Case File 4: Hiring Recommendation A corporation trains an AI to screen resumes and rank candidates for software engineering positions. Training data: 50,000 historical resumes with a label indicating whether the candidate was invited to interview ('yes'/'no'). The resumes span 15 years of hiring decisions. Internally, the company acknowledges that before 2018, its engineering teams were over 90% men, and interviewers were also predominantly men. Feature set includes: university attended, degree, years of experience, programming languages listed, and prior company names. Case File 5: Medical Symptom Checker A tech startup builds an AI symptom checker for common illnesses. Training data: 200,000 patient records from three large hospital systems in the American Midwest. Features include age, symptoms reported by the patient (in English), vital signs, and diagnosis. The hospitals serve mostly English-speaking patients; 3% of records come from patients whose primary language is not English. There is no feature recording whether the diagnosis was confirmed by a specialist or was a general practitioner's initial assessment. Case File 6: Autonomous Vehicle Pedestrian Detection A self-driving car company trains its pedestrian detection system using video footage captured in San Francisco, Seattle, and Boston over 18 months. The footage covers 24-hour periods but 78% of it is daytime footage. 12% is night with streetlights. 10% is dawn, dusk, or adverse weather. The training dataset does not include footage from cities outside the US.

No Perfect Datasets Exist

Every case file above has real problems — but so does every real-world AI training dataset. The goal of data investigation is not to find the perfect dataset (it does not exist) but to understand the imperfections clearly enough to anticipate where the AI might fail and for whom.

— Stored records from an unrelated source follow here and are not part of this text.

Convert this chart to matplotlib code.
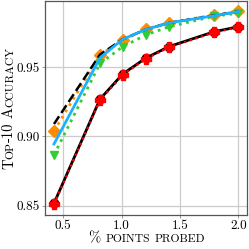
import matplotlib
matplotlib.use('Agg')
import matplotlib.pyplot as plt

plt.rcParams['font.family'] = ['cmr10', 'DejaVu Serif']
plt.rcParams['mathtext.fontset'] = 'cm'
plt.rcParams['axes.unicode_minus'] = False
plt.rcParams['axes.formatter.use_mathtext'] = True

# data
x = [0.42, 0.815, 1.01, 1.205, 1.405, 1.795, 2.0]
black_solid = [0.8517, 0.9269, 0.9450, 0.9563, 0.9647, 0.9755, 0.9790]
red_dotted = [0.8510, 0.9262, 0.9443, 0.9558, 0.9642, 0.9750, 0.9787]
orange_dotted = [0.9039, 0.9587, 0.9695, 0.9772, 0.9820, 0.9875, 0.9904]
black_dashed = [0.9089, 0.9590, 0.9700, 0.9770, 0.9818, 0.9872, 0.9900]
cyan_solid = [0.8945, 0.9567, 0.9700, 0.9770, 0.9818, 0.9870, 0.9900]
green_dotted = [0.8866, 0.9526, 0.9647, 0.9730, 0.9790, 0.9867, 0.9887]

xticks = [0.5, 1.0, 1.5, 2.0]
yticks = [0.85, 0.90, 0.95]

fig = plt.figure(figsize=(2.49, 2.49), dpi=100)
ax = fig.add_axes([45 / 249, 34 / 249, 202 / 249, 214 / 249])

ax.plot(x, black_solid, '-', color='black', lw=2, marker='o', ms=6, zorder=3)
ax.plot(x, red_dotted, ':', color='red', lw=1.6, marker='P', ms=7, zorder=4)
ax.plot(x, orange_dotted, ':', color='#ff8c00', lw=2, marker='D', ms=6, zorder=3)
ax.plot(x, black_dashed, '--', color='black', lw=1.8, zorder=4)
ax.plot(x, green_dotted, ':', color='#33cc33', lw=2, marker='v', ms=6, zorder=3)
ax.plot(x, cyan_solid, '-', color='#1ab2ff', lw=2, zorder=5)

ax.set_xlim(0.343, 2.075)
ax.set_ylim(0.8433, 0.9976)
ax.set_xticks(xticks)
ax.set_yticks(yticks)
ax.set_xticklabels(['%.1f' % v for v in xticks])
ax.set_yticklabels(['%.2f' % v for v in yticks])
ax.tick_params(labelsize=9.5, length=2, width=0.6, color='#888888', pad=1.5)
ax.grid(True, color='#cccccc', lw=0.9)
ax.set_axisbelow(True)
for s in ax.spines.values():
    s.set_color('#555555')
    s.set_linewidth(0.9)


def small_caps(parts, center, base, vertical):
    # parts: (text, fontsize) pieces on one baseline, or a number = gap in px
    r = fig.canvas.get_renderer()
    W, H = fig.canvas.get_width_height()
    widths = []
    for p in parts:
        if isinstance(p, (int, float)):
            widths.append(p)
            continue
        t = fig.text(0, 0, p[0], fontsize=p[1])
        widths.append(t.get_window_extent(r).width)
        t.remove()
    pos = center - sum(widths) / 2
    for p, w in zip(parts, widths):
        if not isinstance(p, (int, float)):
            if vertical:
                fig.text(base / W, pos / H, p[0], fontsize=p[1], rotation=90,
                         rotation_mode='anchor', ha='left', va='baseline')
            else:
                fig.text(pos / W, base / H, p[0], fontsize=p[1],
                         ha='left', va='baseline')
        pos += w


big, small = 10.5, 8.4
small_caps([('%', big), 5, ('POINTS', small), 4.5, ('PROBED', small)],
           146.5, 249 - 242, vertical=False)
small_caps([('T', big), ('OP', small), ('-10', big), 4.5,
            ('A', big), ('CCURACY', small)], 249 - 108, 13, vertical=True)

fig.savefig('out.png', dpi=100)
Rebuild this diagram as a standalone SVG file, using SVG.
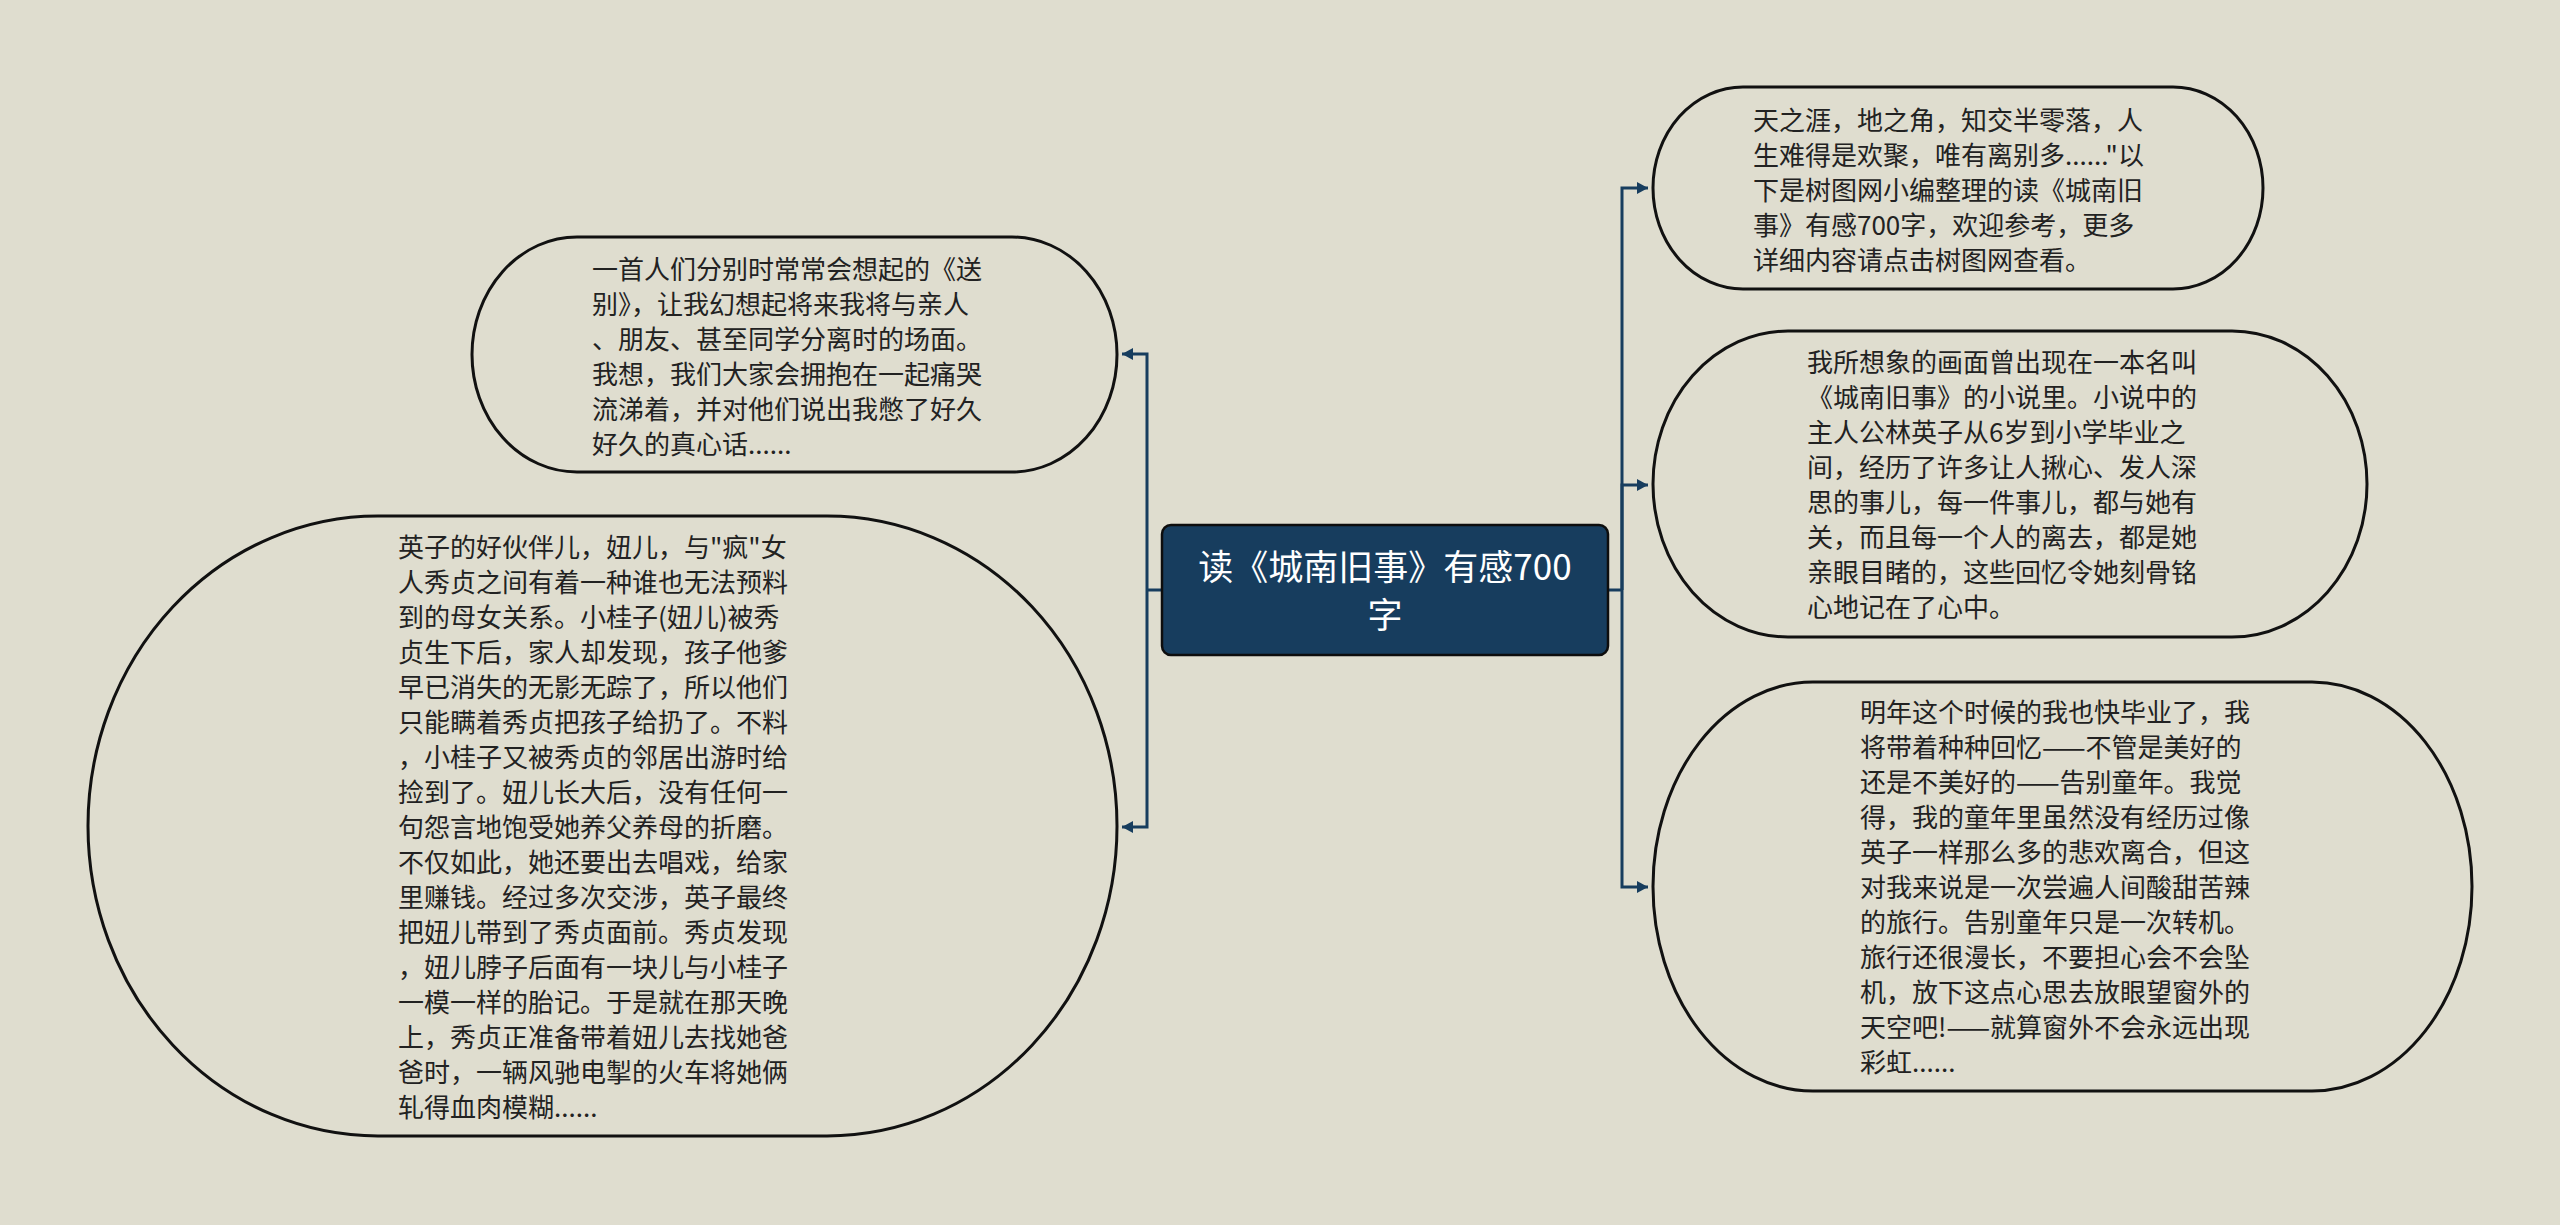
<svg xmlns="http://www.w3.org/2000/svg" width="2560" height="1225" viewBox="0 0 2560 1225">
<defs>
<style>
.bg{fill:#dfddcf}
.node{fill:#dfddcf;stroke:#111;stroke-width:3}
.t{font-family:"Noto Sans CJK SC","Noto Sans",sans-serif;font-size:26px;fill:#222}
.ct{font-family:"Noto Sans CJK SC","Noto Sans",sans-serif;font-size:35px;fill:#fff;text-anchor:middle}
.conn{fill:none;stroke:#173d5e;stroke-width:3}
</style>
<marker id="arr" viewBox="0 0 11 12" refX="11" refY="6" markerWidth="11" markerHeight="12" markerUnits="userSpaceOnUse" orient="auto">
<path d="M0,0 L11,6 L0,12 Z" fill="#173d5e"/>
</marker>
</defs>
<rect class="bg" x="0" y="0" width="2560" height="1225"/>
<g id="connectors">
<path class="conn" d="M1162,590 H1147"/>
<path class="conn" d="M1147,590 V354 H1122" marker-end="url(#arr)"/>
<path class="conn" d="M1147,590 V827 H1122" marker-end="url(#arr)"/>
<path class="conn" d="M1608,590 H1622"/>
<path class="conn" d="M1622,590 V188 H1648" marker-end="url(#arr)"/>
<path class="conn" d="M1622,590 V485 H1648" marker-end="url(#arr)"/>
<path class="conn" d="M1622,590 V887 H1648" marker-end="url(#arr)"/>
</g>
<g id="center">
<rect x="1162" y="525" width="446" height="130" rx="9" ry="9" fill="#173d5e" stroke="#0d0d0d" stroke-width="2.5"/>
<text class="ct" x="1385" y="580">读《城南旧事》有感700</text>
<text class="ct" x="1385" y="628">字</text>
</g>
<g id="node-top-left">
<rect class="node" x="472" y="237" width="645" height="235" rx="105" ry="117.5"/>
<text class="t" x="592"><tspan x="592" y="279">一首人们分别时常常会想起的《送</tspan><tspan x="592" y="314">别》，让我幻想起将来我将与亲人</tspan><tspan x="592" y="349">、朋友、甚至同学分离时的场面。</tspan><tspan x="592" y="384">我想，我们大家会拥抱在一起痛哭</tspan><tspan x="592" y="419">流涕着，并对他们说出我憋了好久</tspan><tspan x="592" y="454">好久的真心话......</tspan></text>
</g>
<g id="node-bottom-left">
<rect class="node" x="88" y="516" width="1029" height="620" rx="290" ry="310"/>
<text class="t" x="398"><tspan x="398" y="557">英子的好伙伴儿，妞儿，与"疯"女</tspan><tspan x="398" y="592">人秀贞之间有着一种谁也无法预料</tspan><tspan x="398" y="627">到的母女关系。小桂子(妞儿)被秀</tspan><tspan x="398" y="662">贞生下后，家人却发现，孩子他爹</tspan><tspan x="398" y="697">早已消失的无影无踪了，所以他们</tspan><tspan x="398" y="732">只能瞒着秀贞把孩子给扔了。不料</tspan><tspan x="398" y="767">，小桂子又被秀贞的邻居出游时给</tspan><tspan x="398" y="802">捡到了。妞儿长大后，没有任何一</tspan><tspan x="398" y="837">句怨言地饱受她养父养母的折磨。</tspan><tspan x="398" y="872">不仅如此，她还要出去唱戏，给家</tspan><tspan x="398" y="907">里赚钱。经过多次交涉，英子最终</tspan><tspan x="398" y="942">把妞儿带到了秀贞面前。秀贞发现</tspan><tspan x="398" y="977">，妞儿脖子后面有一块儿与小桂子</tspan><tspan x="398" y="1012">一模一样的胎记。于是就在那天晚</tspan><tspan x="398" y="1047">上，秀贞正准备带着妞儿去找她爸</tspan><tspan x="398" y="1082">爸时，一辆风驰电掣的火车将她俩</tspan><tspan x="398" y="1117">轧得血肉模糊......</tspan></text>
</g>
<g id="node-right-1">
<rect class="node" x="1653" y="87" width="610" height="202" rx="90" ry="101"/>
<text class="t" x="1753"><tspan x="1753" y="130">天之涯，地之角，知交半零落，人</tspan><tspan x="1753" y="165">生难得是欢聚，唯有离别多......"以</tspan><tspan x="1753" y="200">下是树图网小编整理的读《城南旧</tspan><tspan x="1753" y="235">事》有感700字，欢迎参考，更多</tspan><tspan x="1753" y="270">详细内容请点击树图网查看。</tspan></text>
</g>
<g id="node-right-2">
<rect class="node" x="1653" y="331" width="714" height="306" rx="135" ry="153"/>
<text class="t" x="1807"><tspan x="1807" y="372">我所想象的画面曾出现在一本名叫</tspan><tspan x="1807" y="407">《城南旧事》的小说里。小说中的</tspan><tspan x="1807" y="442">主人公林英子从6岁到小学毕业之</tspan><tspan x="1807" y="477">间，经历了许多让人揪心、发人深</tspan><tspan x="1807" y="512">思的事儿，每一件事儿，都与她有</tspan><tspan x="1807" y="547">关，而且每一个人的离去，都是她</tspan><tspan x="1807" y="582">亲眼目睹的，这些回忆令她刻骨铭</tspan><tspan x="1807" y="617">心地记在了心中。</tspan></text>
</g>
<g id="node-right-3">
<rect class="node" x="1653" y="682" width="819" height="409" rx="160" ry="204.5"/>
<text class="t" x="1860"><tspan x="1860" y="722">明年这个时候的我也快毕业了，我</tspan><tspan x="1860" y="757">将带着种种回忆——不管是美好的</tspan><tspan x="1860" y="792">还是不美好的——告别童年。我觉</tspan><tspan x="1860" y="827">得，我的童年里虽然没有经历过像</tspan><tspan x="1860" y="862">英子一样那么多的悲欢离合，但这</tspan><tspan x="1860" y="897">对我来说是一次尝遍人间酸甜苦辣</tspan><tspan x="1860" y="932">的旅行。告别童年只是一次转机。</tspan><tspan x="1860" y="967">旅行还很漫长，不要担心会不会坠</tspan><tspan x="1860" y="1002">机，放下这点心思去放眼望窗外的</tspan><tspan x="1860" y="1037">天空吧!——就算窗外不会永远出现</tspan><tspan x="1860" y="1072">彩虹......</tspan></text>
</g>
</svg>
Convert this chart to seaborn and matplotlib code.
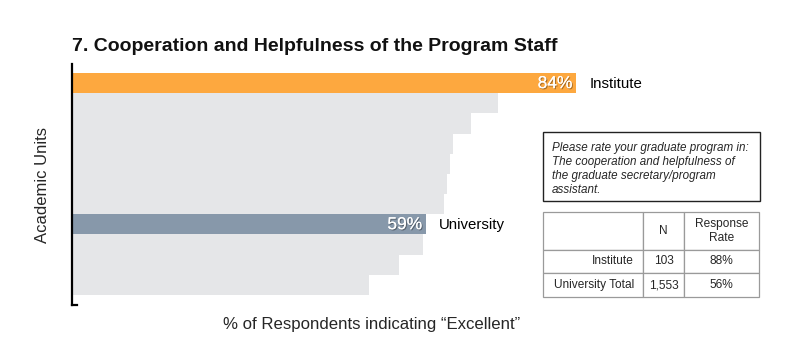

Match each case file to the most significant data problem it illustrates.

Terms

Case File 1 (School Behavior)
Case File 2 (Wildlife Survey)
Case File 3 (Customer Churn)
Case File 4 (Hiring)
Case File 6 (Pedestrian Detection)

Definitions

Underrepresentation of difficult conditions — night, adverse weather, non-US cities
Historical bias baked into labels from past discriminatory decisions
Heavy class imbalance — one outcome dominates the dataset
Severe geographic imbalance from citizen science participation patterns
Missing data from an underserved community due to a late system rollout

Drag terms onto their definitions, or click a term then click a definition to match.

In Case File 3, 96% of examples are labeled 'stayed.' Why is this a data quality problem for an AI trained on it?

In Case File 4, why is historical bias especially hard to correct?

Full Investigation: Case File 5

  1. Case File 5 is your deep-dive case. Using the detective checklist from the start of this lesson, write a complete investigation report.
  2. 1. Source: Who generated this data and in what context?
  3. 2. Coverage: Who is represented? Who is missing? What does 3% non-English speakers mean for an AI meant to serve a broader population?
  4. 3. Quality: Which of the four quality dimensions (accuracy, completeness, relevance, consistency) are at risk? Give a specific example for each one you identify.
  5. 4. Labels: The diagnosis feature — is it consistently generated? What does the mix of specialist and general practitioner diagnoses mean?
  6. 5. Bias: What groups are most likely to be underserved by an AI trained on this data?
  7. 6. Consequences: Describe a specific, realistic scenario where this AI fails a patient because of the dataset's weaknesses.
  8. 7. Recommendation: Name one concrete change to data collection that would improve the dataset most.
  9. Write your investigation as if you are presenting findings to the company's engineering team. Be specific, be honest about uncertainty, and be constructive.